Скажу больше — то, что не позволит себе сказать режиссер-постановщик: неплохо бы провезти спектакль по всей России, да и за границей не мешало бы показать, в первую очередь, в славянских и христианских странах. Чтобы, обращаясь к нашему героическому прошлому, люди задумались о том, каким может быть будущее с Россией и без нее. Кто, кроме России, в состоянии удержать этот мир от превращения людей в сборище «общечеловеков»? От обрушения в черную пропасть безвременья, в тотальную греховность и греховодность?
Ведь далеко не случайно пьеса «Смута. 1609–1611 гг.», а ранее книга Владимира Мединского «Стена» были подвергнуты яростным нападкам со стороны либеральных СМИ и столь же либерально-озабоченных литературных (театральных) критиков, стаей набросившихся и на автора, и на его произведение.
Причем в своих публикациях они почти не говорят о самом спектакле, зато, не стесняясь в выражениях, всячески очерняют его главную идею – православную веру, патриотизм, самоотверженность, более того, ставят под сомнение саму необходимость защиты Отечества. И при этом преподносят как высшую добродетель смердяковщину, которая лезет из всех щелей их публикаций. Поэтому я не буду лишний раз их «пиарить», называя имена и издания, но для показа подлинного нутра все же процитирую некоторые, более или менее пристойные, либерально-литературные «перлы».
«Видеодизайн Дмитрия Герасименко — вырвиглазная коллекция православного китча: от огромного, во всю сцену, плачущего лика Богоматери до парящей над пожарищем белокаменной небесной церкви».
«…Создателям спектакля «Смута» в принципе неинтересен частный человек, его желания, страхи, привязанности. У них там битва цивилизаций — самонадеянный, лицемерный Запад против несгибаемой России».
«Скорее — в зале Малого театра собрался народ… приятно провести вечер. Народ, которому можно (по крайней мере, можно попробовать) имплантировать вот эту патриотическую концепцию крупным шрифтом: кто против нас — гады… Тем и напрягает спектакль “Смута", что он — часть огромной казенной машины, усердно работающей на “упрощение народа”. Служба такая».
«Дело в том, что премьера одиозная — на бывшей императорской сцене поставили не очередную реинкарнацию “Недоросля” или “Ревизора”, а патриотический боевик по роману Владимира Мединского.
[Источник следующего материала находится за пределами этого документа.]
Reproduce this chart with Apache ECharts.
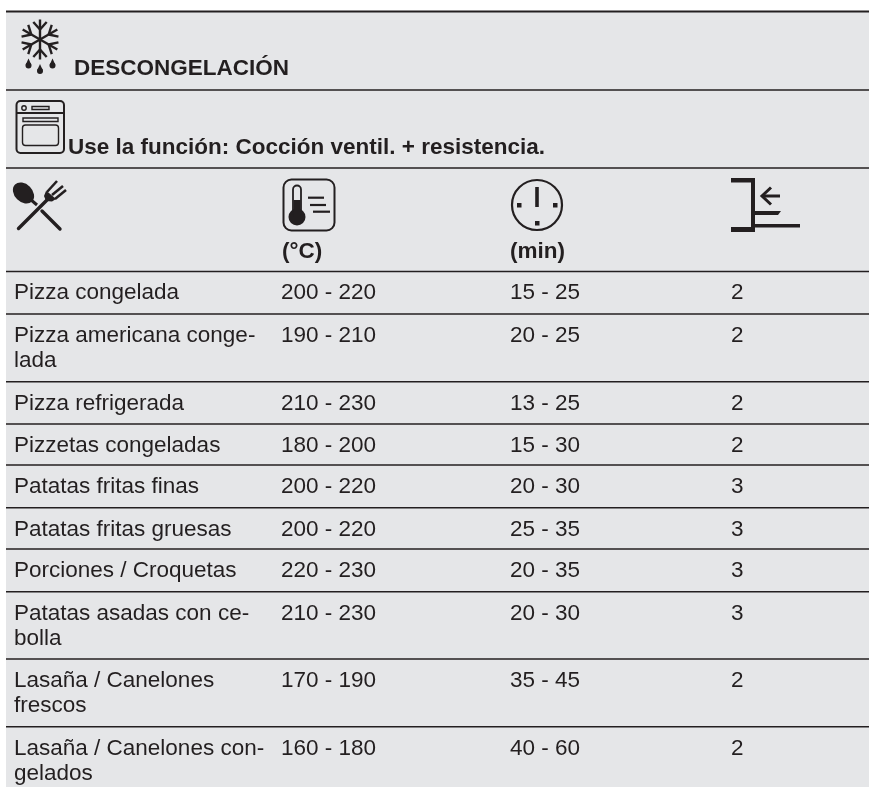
<!DOCTYPE html>
<html><head><meta charset="utf-8">
<style>html,body{margin:0;padding:0;background:#fff}#c{width:869px;height:787px}</style>
<script src="https://cdn.jsdelivr.net/npm/echarts@6/dist/echarts.min.js"></script>
</head><body><div id="c"></div>
<script>
var sectionTitle = 'DESCONGELACIÓN';
var functionNote = 'Use la función: Cocción ventil. + resistencia.';
var tempUnit = '(°C)';
var timeUnit = '(min)';
var foods = ['Pizza congelada','Pizza americana conge-\nlada','Pizza refrigerada','Pizzetas congeladas','Patatas fritas finas','Patatas fritas gruesas','Porciones / Croquetas','Patatas asadas con ce-\nbolla','Lasaña / Canelones\nfrescos','Lasaña / Canelones con-\ngelados'];
var temps = ['200 - 220','190 - 210','210 - 230','180 - 200','200 - 220','200 - 220','220 - 230','210 - 230','170 - 190','160 - 180'];
var times = ['15 - 25','20 - 25','13 - 25','15 - 30','20 - 30','25 - 35','20 - 35','20 - 30','35 - 45','40 - 60'];
var levels = ['2','2','2','2','3','3','3','3','2','2'];

var INK = '#231f20', BG = '#e5e6e8';
var FONT = '"Liberation Sans", Arial, sans-serif';
var ruleYs = [90, 168, 271.5, 314, 381.7, 424, 465, 507.7, 549, 591.7, 659, 726.7];
var rowTops = ruleYs.slice(2);
var colX = [14, 281, 510, 731];
var LEFT = 6, RIGHT = 869;
var els = [];
var F = 22.5, LH = 25.5;

function line(x1,y1,x2,y2,w,cap){els.push({type:'line',shape:{x1:x1,y1:y1,x2:x2,y2:y2},style:{stroke:INK,lineWidth:w,lineCap:cap||'butt'},silent:true});}
function box(x,y,w,h,r,lw,fill){els.push({type:'rect',shape:{x:x,y:y,width:w,height:h,r:r||0},style:lw?{fill:'none',stroke:INK,lineWidth:lw}:{fill:fill||INK},silent:true});}
function disc(x,y,r){els.push({type:'circle',shape:{cx:x,cy:y,r:r},style:{fill:INK},silent:true});}
function poly(pts,w,closed){
  if(closed){els.push({type:'polygon',shape:{points:pts},style:{fill:INK},silent:true});}
  else{els.push({type:'polyline',shape:{points:pts},style:{fill:'none',stroke:INK,lineWidth:w,lineJoin:'miter'},silent:true});}
}
function text(str,x,y,size,weight){
  els.push({type:'text',x:x,y:y,silent:true,style:{text:str,fill:INK,font:(weight||'normal')+' '+size+'px '+FONT,textAlign:'left',textVerticalAlign:'top',lineHeight:LH}});
}
function baseTop(b,size){return b-LH/2-size*0.345+2;}

box(LEFT,11,RIGHT-LEFT,776,0,0,BG);
line(LEFT,11.5,RIGHT,11.5,2);
ruleYs.forEach(function(y){line(LEFT,y,RIGHT,y,1.6);});

text(sectionTitle,74,baseTop(75,F),F,'bold');
text(functionNote,68,baseTop(154,F),F,'bold');
text(tempUnit,282,baseTop(258,F),F,'bold');
text(timeUnit,510,baseTop(258,F),F,'bold');

foods.forEach(function(name,i){
  var t = baseTop(rowTops[i]+27.5,F);
  text(name,colX[0],t,F);
  text(temps[i],colX[1],t,F);
  text(times[i],colX[2],t,F);
  text(levels[i],colX[3],t,F);
});

// snowflake
(function(){
  var cx=40,cy=39.5,L=20;
  [90,30,-30,-90,-150,150].forEach(function(a){
    var r=a*Math.PI/180,dx=Math.cos(r),dy=-Math.sin(r);
    line(cx,cy,cx+dx*L,cy+dy*L,2.4);
    var bx=cx+dx*L*0.5,by=cy+dy*L*0.5;
    [42,-42].forEach(function(o){
      var q=(a+o)*Math.PI/180;
      line(bx,by,bx+Math.cos(q)*10,by-Math.sin(q)*10,2.4);
    });
  });
  [[28.5,65.5],[40,71],[52.5,65.5]].forEach(function(p){
    disc(p[0],p[1],3);
    poly([[p[0]-2.8,p[1]-0.8],[p[0],p[1]-7],[p[0]+2.8,p[1]-0.8]],0,true);
  });
})();

// oven
box(16.5,101,47.5,52,4,2);
line(16,113,64,113,2);
els.push({type:'circle',shape:{cx:24,cy:108,r:2.2},style:{fill:'none',stroke:INK,lineWidth:1.4},silent:true});
box(32,106.5,17,3,0,1.4);
box(23,118,35,3.5,0,1.4);
box(22.5,125,36,20.5,3,1.4);

// spoon + fork
els.push({type:'circle',shape:{cx:0,cy:0,r:1},x:23.5,y:193,scaleX:12,scaleY:9,rotation:-Math.PI/4,style:{fill:INK},silent:true});
line(30,199,37,205,3);
line(42,211,60,229,3.4,'round');
line(18.5,228.5,47,200,3.4,'round');
line(47,192,57,181,2.6);
line(52,195,63,186,2.6);
line(55,199,66,190,2.6);
poly([[46,191],[44,196],[46,201],[52,201.5],[56,199],[49,193]],0,true);

// thermometer
box(283.5,179.5,51,51,8,2);
disc(297,217,8.5);
box(293,185.5,8,30,4,1.8);
box(293.5,200,7,17,0,0);
line(308,197.7,324,197.7,2.2);
line(310,205,326,205,2.2);
line(313,211.7,330,211.7,2.2);

// clock
els.push({type:'circle',shape:{cx:537,cy:205,r:25},style:{fill:'none',stroke:INK,lineWidth:2.2},silent:true});
line(537,187,537,207,3.6);
box(517,203,4.5,4.5); box(553,203,4.5,4.5); box(535,221,4.5,4.5);

// shelf level
box(731,178,23,4.5);
box(751,178,4,54);
box(731,227,24,5);
box(755,224,45,3.5);
poly([[755,211],[781,211],[778,215],[755,215]],0,true);
line(762,196,780,196,3);
poly([[771,187.5],[762,196],[771,204.5]],3);

var chart = echarts.init(document.getElementById('c'),null,{renderer:'canvas',width:869,height:787});
chart.setOption({animation:false,backgroundColor:'#ffffff',graphic:{elements:els}});
</script></body></html>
История простая — как “Три поросенка”. Есть плохие поляки и хорошие смоляне… Король Сигизмунд III делает вывод, суть которого сводится к торжественному: “Не понять нам этих русских!”»
«Все это — чтобы донести до зрителей идею министра культуры о том, что Смоленская оборона в Смутное время — “гораздо круче, чем Сталинград, блокада Ленинграда и Брестская крепость в одном флаконе"». «Персонажи спектакля, за редким исключением, существуют в предельно простой дихотомии "наши — чужие”. А кто еще может быть чужим в официальной государственной риторике, носителем которой является автор пьесы, как не фашист».
Подобных пошлых, хамских, русофобских высказываний — хоть пруд пруди. И все они говорят сами за себя. Только одно замечание: некоторые из них активно «впаривали» читателям идею о превосходстве постановок режиссеров Богомолова (особенно его «Бориса Годунова», где, напомню, все герои «в штатском»), Туминаса, Кулябина и других «новаторов-переосмысливателей» над пьесой «Смута. 1609–1611 гг.». Однако, согласно выводам экспертов Научно-исследовательского института культурного и природного наследия имени Лихачева, современные интерпретаторы классических произведений используют пришедшую из маркетинга технологию декодирования сознания. В частности, искажен и «осовременен» «Борис Годунов», поставленный в «Ленкоме» режиссером Константином Богомоловым. По мнению доктора филологических наук Ирины Гречаник, Богомолов «разрушает интерпретационный режиссерский театр, который опирается на слово».
Государство, таким образом, проводит самоубийственную культурную политику, спонсируя спектакли подобного рода. Чего ж возмущаться, что, пардон, изнасилование классики приобрело непомерные масштабы?
Приходится напоминать, что характерной чертой русской драматургии, как и современной ей литературы, всегда являлось сочетание актуальности с глубоким гуманизмом и любовью к Родине, сопричастностью ее судьбе. Театр называли храмом искусств. Храмом — вдумайтесь!
Между тем пьесы современных российских авторов практически исчезли из репертуара театров страны, а над классикой можно издеваться безбоязненно. И постановка в Малом нового и весьма маститого автора – это как глоток свежего воздуха.
В этом смысле и сам Малый стеной стоит на пути разрушения русского национального театра, а по большому счету, и русского национального сознания. Думаю, название спектакля нужно изменить, на «Стену», как в романе. Так будет созвучно эпохе, потому что мы должны выстоять, а не утонуть в смуте, как бывало в нашей истории.
И небольшая ремарка в заключение: постановки Богомолова и иже с ним «творцов» номинированы на премию «Золотая маска» сезона 2017 — 2018. Основная конкурсная программа фестиваля будет проходить в Москве с февраля по апрель 2019 г. Именно следующий год указом президента РФ объявлен в России Годом театра. И я в который раз вспоминаю начало спектакля «Смута. 1609–1611 гг.» и черное воронье, каркающее над русской крепостью… Короче, идите и смотрите, и делайте выводы. Сами!